As the Apostle Paul says, "Know ye not that the saints shall judge the world?" (1 Cor. 6:2.) We do know it. Our experiences now are fitting us to judge the world later, that we may do it successfully, courageously, lifting up all mankind who will to the glorious standard of perfection. All the evil doers shall be cut off. Then every knee will bow and every tongue will confess, to the glory of the Father and of the Son.
The Scriptures instruct us that now the Church should judge its members along certain lines. We are not to judge one another's hearts. On the contrary, we are to take one another's word for their heart condition. But we are to judge one another's conduct. If one should live immorally, it would be the duty of the Church to deal with him according to the immorality of his conduct. The Apostle asks, Why should you go to law with the brethren before unbelievers? If you are unprepared to judge yourselves in small matters, how would you ever be prepared to judge in great matters?
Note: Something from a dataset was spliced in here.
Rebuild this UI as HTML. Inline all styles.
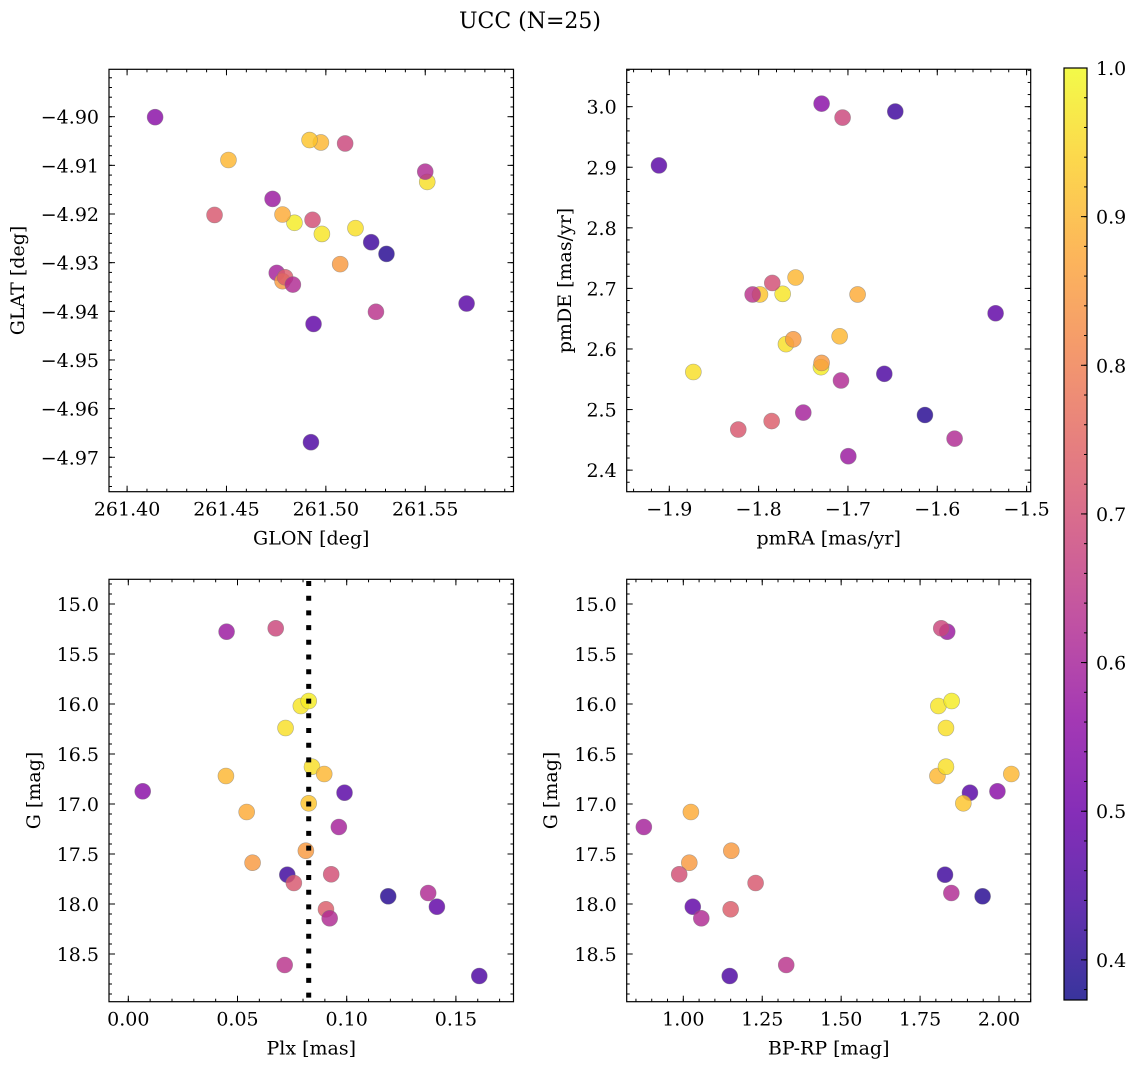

In our judging, we are to remember the lines along which the Lord would have us judge. The Lord will be with the good, we may be sure of that fact. But we are to deal kindly, affectionately. "Be kindly affectioned one toward another, with brotherly love." In dealing with one another, in proportion as we lay down hard, inflexible lines of judgment, in that proportion we would be fixing the gauge of the Lord's judgment with us. "For with what judgment ye judge, ye shall be judged." With what allowance we mete out to others, the Lord will judge us. We are to be sympathetic with others, and to remember that all need mercy and forgiveness, even as we hope for these for ourselves.
Whoever has a duty to perform, let him not fear but be courageous; and if doing unpleasant tasks which are necessary, let us perform them in a kindly manner, both justly and lovingly. Let us not fear man, but rather fear the Lord, and be intent on pleasing Him.